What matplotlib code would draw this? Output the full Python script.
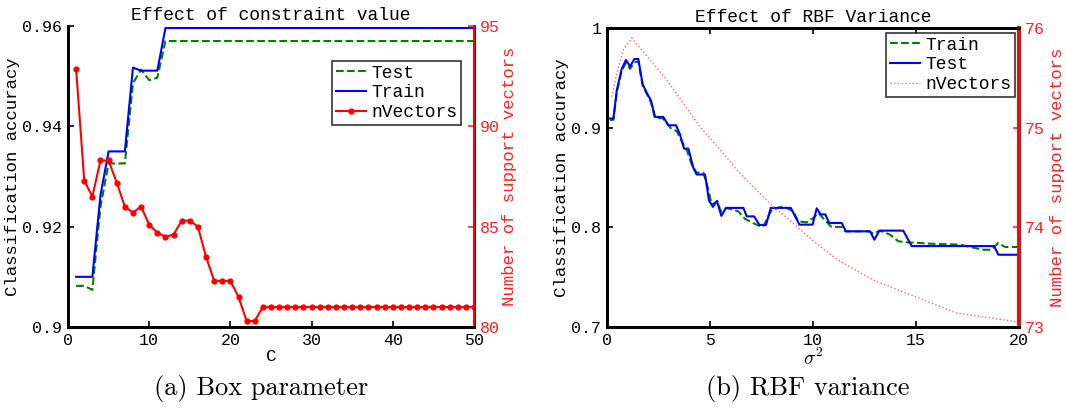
import matplotlib
matplotlib.use("Agg")
import matplotlib.pyplot as plt

MONO = "Liberation Mono"
SERIF = "cmr10"

# (a) box parameter sweep, C = 1..50
c_vals = list(range(1, 51))
box_train = [0.910, 0.910, 0.910, 0.9263, 0.935, 0.935, 0.935, 0.9517, 0.9511, 0.9511,
             0.9511, 0.9596, 0.9596, 0.9596, 0.9596, 0.9596, 0.9596, 0.9596, 0.9596, 0.9596,
             0.9596, 0.9596, 0.9596, 0.9596, 0.9596, 0.9596, 0.9596, 0.9596, 0.9596, 0.9596,
             0.9596, 0.9596, 0.9596, 0.9596, 0.9596, 0.9596, 0.9596, 0.9596, 0.9596, 0.9596,
             0.9596, 0.9596, 0.9596, 0.9596, 0.9596, 0.9596, 0.9596, 0.9596, 0.9596, 0.9596]
box_test = [0.9082, 0.9082, 0.9074, 0.924, 0.9326, 0.9326, 0.9326, 0.9486, 0.9513, 0.9492,
            0.9497, 0.957, 0.957, 0.957, 0.957, 0.957, 0.957, 0.957, 0.957, 0.957,
            0.957, 0.957, 0.957, 0.957, 0.957, 0.957, 0.957, 0.957, 0.957, 0.957,
            0.957, 0.957, 0.957, 0.957, 0.957, 0.957, 0.957, 0.957, 0.957, 0.957,
            0.957, 0.957, 0.957, 0.957, 0.957, 0.957, 0.957, 0.957, 0.957, 0.957]
box_nvec = [92.84, 87.3, 86.5, 88.3, 88.3, 87.2, 86.0, 85.7, 86.0, 85.1,
            84.7, 84.5, 84.6, 85.3, 85.3, 85.0, 83.5, 82.3, 82.3, 82.3,
            81.5, 80.3, 80.3, 81.0, 81.0, 81.0, 81.0, 81.0, 81.0, 81.0,
            81.0, 81.0, 81.0, 81.0, 81.0, 81.0, 81.0, 81.0, 81.0, 81.0,
            81.0, 81.0, 81.0, 81.0, 81.0, 81.0, 81.0, 81.0, 81.0, 81.0]

# (b) RBF variance sweep (vertices)
rbf_test_x = [0.15, 0.31, 0.47, 0.71, 0.92, 1.12, 1.33, 1.52, 1.73, 1.93, 2.14, 2.33,
              2.73, 2.98, 3.35, 3.54, 3.74, 3.95, 4.19, 4.35, 4.76, 4.95, 5.14, 5.34,
              5.55, 5.78, 6.62, 6.78, 7.14, 7.40, 7.72, 7.95, 8.92, 9.34, 9.98, 10.18,
              10.37, 10.60, 10.78, 11.39, 11.60, 12.77, 12.98, 13.22, 14.38, 14.79,
              18.79, 19.00, 20.0]
rbf_test = [0.9092, 0.909, 0.937, 0.9588, 0.9679, 0.9615, 0.9689, 0.9689, 0.9437, 0.935,
            0.927, 0.9108, 0.9108, 0.9024, 0.9024, 0.8934, 0.879, 0.879, 0.8598, 0.853,
            0.853, 0.827, 0.8205, 0.8265, 0.8115, 0.8195, 0.8195, 0.811, 0.811, 0.8024,
            0.8024, 0.8195, 0.8195, 0.8027, 0.8027, 0.8191, 0.813, 0.813, 0.8044, 0.8044,
            0.796, 0.796, 0.7876, 0.7967, 0.7967, 0.7812, 0.7812, 0.7725, 0.7725]
rbf_train_x = [0.15, 0.31, 0.47, 0.71, 0.92, 1.12, 1.33, 1.52, 1.73, 1.93, 2.14, 2.33,
               2.70, 2.90, 3.14, 3.38, 3.62, 3.89, 4.11, 4.35, 4.68, 4.92, 5.08, 5.36,
               5.52, 5.81, 6.37, 6.70, 7.35, 7.59, 7.83, 8.00, 8.56, 9.04, 9.29, 9.69,
               10.02, 10.26, 10.55, 10.90, 11.39, 11.55, 12.69, 12.93, 13.25, 13.74,
               14.14, 14.55, 15.19, 15.68, 17.14, 17.62, 18.27, 18.65, 19.00, 19.32,
               19.65, 20.0]
rbf_train = [0.9078, 0.9078, 0.935, 0.957, 0.965, 0.959, 0.9655, 0.9665, 0.942, 0.934,
             0.925, 0.9095, 0.9095, 0.9044, 0.8984, 0.8967, 0.8866, 0.8765, 0.8631, 0.8548,
             0.8548, 0.838, 0.8229, 0.826, 0.816, 0.8195, 0.816, 0.8085, 0.8017, 0.801,
             0.811, 0.8178, 0.8211, 0.816, 0.806, 0.805, 0.8095, 0.8145, 0.8078, 0.8004,
             0.8004, 0.796, 0.796, 0.7937, 0.7967, 0.7926, 0.786, 0.785, 0.7843, 0.7836,
             0.7826, 0.7803, 0.7775, 0.7775, 0.7843, 0.7803, 0.7803, 0.7803]
rbf_nvec_x = [0.23, 0.47, 0.79, 1.2, 2.9, 4.51, 5.49, 6.37, 8.0, 8.88, 9.85, 11.15,
              12.93, 16.97, 20.0]
rbf_nvec = [75.31, 75.54, 75.78, 75.90, 75.48, 75.01, 74.78, 74.56, 74.22, 74.07,
            73.89, 73.68, 73.47, 73.14, 73.05]

plt.rcParams["font.family"] = MONO
plt.rcParams["mathtext.fontset"] = "cm"

fig = plt.figure(figsize=(10.66, 4.09), dpi=100)
W, H = 1066.0, 409.0


def style_axis(ax, lw=2.0):
    ax.tick_params(direction="in", length=4, width=1.2, labelsize=12, pad=4)
    for s in ax.spines.values():
        s.set_linewidth(lw)


def add_legend(ax_main, ax_twin, x0, y0):
    h1, l1 = ax_main.get_legend_handles_labels()
    h2, l2 = ax_twin.get_legend_handles_labels()
    leg = ax_twin.legend(h1 + h2, l1 + l2, loc="upper left",
                         bbox_to_anchor=(x0 / W, (H - y0) / H),
                         bbox_transform=fig.transFigure, fontsize=13, frameon=True,
                         fancybox=False, edgecolor="black", borderpad=0.2,
                         handlelength=1.7, handletextpad=0.3, labelspacing=0.15,
                         borderaxespad=0)
    leg.get_frame().set_linewidth(1.2)
    return leg


# ---- (a) ----
ax1 = fig.add_axes([68 / W, (H - 327) / H, 406 / W, 301 / H])
axr1 = ax1.twinx()
ax1.plot(c_vals, box_test, "--", color="#008000", lw=1.5, label="Test")
ax1.plot(c_vals, box_train, "-", color="#0000ff", lw=1.5, label="Train")
axr1.plot(c_vals, box_nvec, "-o", color="#ff0000", lw=1.5, ms=3.5, label="nVectors")
ax1.set_xlim(0, 50)
ax1.set_ylim(0.9, 0.96)
ax1.set_xticks([0, 10, 20, 30, 40, 50])
ax1.set_yticks([0.9, 0.92, 0.94, 0.96])
ax1.set_yticklabels(["0.9", "0.92", "0.94", "0.96"])
axr1.set_ylim(80, 95)
axr1.set_yticks([80, 85, 90, 95])
style_axis(ax1)
style_axis(axr1)
for a in (ax1, axr1):
    a.spines["top"].set_visible(False)
axr1.spines["right"].set_color("#ff0000")
axr1.spines["right"].set_linewidth(1.5)
axr1.tick_params(axis="y", colors="#ff2020")
ax1.set_ylabel("Classification accuracy", fontsize=12.5, labelpad=2)
axr1.set_ylabel("Number of support vectors", fontsize=12.5, color="#ff2020", labelpad=2)
ax1.set_xlabel("C", fontsize=12.5, labelpad=1)
ax1.set_title("Effect of constraint value", fontsize=13, pad=4)
add_legend(ax1, axr1, 332, 61)

# ---- (b) ----
ax2 = fig.add_axes([607 / W, (H - 327) / H, 412 / W, 299 / H])
axr2 = ax2.twinx()
ax2.plot(rbf_train_x, rbf_train, "--", color="#008000", lw=1.5, label="Train")
ax2.plot(rbf_test_x, rbf_test, "-", color="#0000ff", lw=1.5, label="Test")
axr2.plot(rbf_nvec_x, rbf_nvec, ":", color="#ff6060", lw=1.0, label="nVectors")
ax2.set_xlim(0, 20)
ax2.set_ylim(0.7, 1.0)
ax2.set_xticks([0, 5, 10, 15, 20])
ax2.set_yticks([0.7, 0.8, 0.9, 1.0])
ax2.set_yticklabels(["0.7", "0.8", "0.9", "1"])
axr2.set_ylim(73, 76)
axr2.set_yticks([73, 74, 75, 76])
style_axis(ax2)
style_axis(axr2)
ax2.tick_params(top=True)
axr2.spines["right"].set_color("#cc1a1a")
axr2.spines["right"].set_linewidth(3)
axr2.tick_params(axis="y", colors="#ff2020")
ax2.set_ylabel("Classification accuracy", fontsize=12.5, labelpad=2)
axr2.set_ylabel("Number of support vectors", fontsize=12.5, color="#ff2020", labelpad=4)
ax2.set_xlabel(r"$\sigma^2$", fontsize=14, labelpad=0)
ax2.set_title("Effect of RBF Variance", fontsize=13, pad=4)
add_legend(ax2, axr2, 886, 33)

# captions
fig.text(261 / W, 1 - 388 / H, "(a) Box parameter", family=SERIF, fontsize=19,
         ha="center", va="center")
fig.text(808 / W, 1 - 388 / H, "(b) RBF variance", family=SERIF, fontsize=19,
         ha="center", va="center")

fig.savefig("out.png", dpi=100)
++++++++++
» **What you are asked to do**
Skip the pictures and restate exactly the lines from the beginning of the listing to the line with "81.0, 81.0, 81.0, 81.0, 81.0, 81.0, 81.0, 81.0, 81.0, 81.0]", that line included.

» **Expected output**
What matplotlib code would draw this? Output the full Python script.
import matplotlib
matplotlib.use("Agg")
import matplotlib.pyplot as plt

MONO = "Liberation Mono"
SERIF = "cmr10"

# (a) box parameter sweep, C = 1..50
c_vals = list(range(1, 51))
box_train = [0.910, 0.910, 0.910, 0.9263, 0.935, 0.935, 0.935, 0.9517, 0.9511, 0.9511,
             0.9511, 0.9596, 0.9596, 0.9596, 0.9596, 0.9596, 0.9596, 0.9596, 0.9596, 0.9596,
             0.9596, 0.9596, 0.9596, 0.9596, 0.9596, 0.9596, 0.9596, 0.9596, 0.9596, 0.9596,
             0.9596, 0.9596, 0.9596, 0.9596, 0.9596, 0.9596, 0.9596, 0.9596, 0.9596, 0.9596,
             0.9596, 0.9596, 0.9596, 0.9596, 0.9596, 0.9596, 0.9596, 0.9596, 0.9596, 0.9596]
box_test = [0.9082, 0.9082, 0.9074, 0.924, 0.9326, 0.9326, 0.9326, 0.9486, 0.9513, 0.9492,
            0.9497, 0.957, 0.957, 0.957, 0.957, 0.957, 0.957, 0.957, 0.957, 0.957,
            0.957, 0.957, 0.957, 0.957, 0.957, 0.957, 0.957, 0.957, 0.957, 0.957,
            0.957, 0.957, 0.957, 0.957, 0.957, 0.957, 0.957, 0.957, 0.957, 0.957,
            0.957, 0.957, 0.957, 0.957, 0.957, 0.957, 0.957, 0.957, 0.957, 0.957]
box_nvec = [92.84, 87.3, 86.5, 88.3, 88.3, 87.2, 86.0, 85.7, 86.0, 85.1,
            84.7, 84.5, 84.6, 85.3, 85.3, 85.0, 83.5, 82.3, 82.3, 82.3,
            81.5, 80.3, 80.3, 81.0, 81.0, 81.0, 81.0, 81.0, 81.0, 81.0,
            81.0, 81.0, 81.0, 81.0, 81.0, 81.0, 81.0, 81.0, 81.0, 81.0,
            81.0, 81.0, 81.0, 81.0, 81.0, 81.0, 81.0, 81.0, 81.0, 81.0]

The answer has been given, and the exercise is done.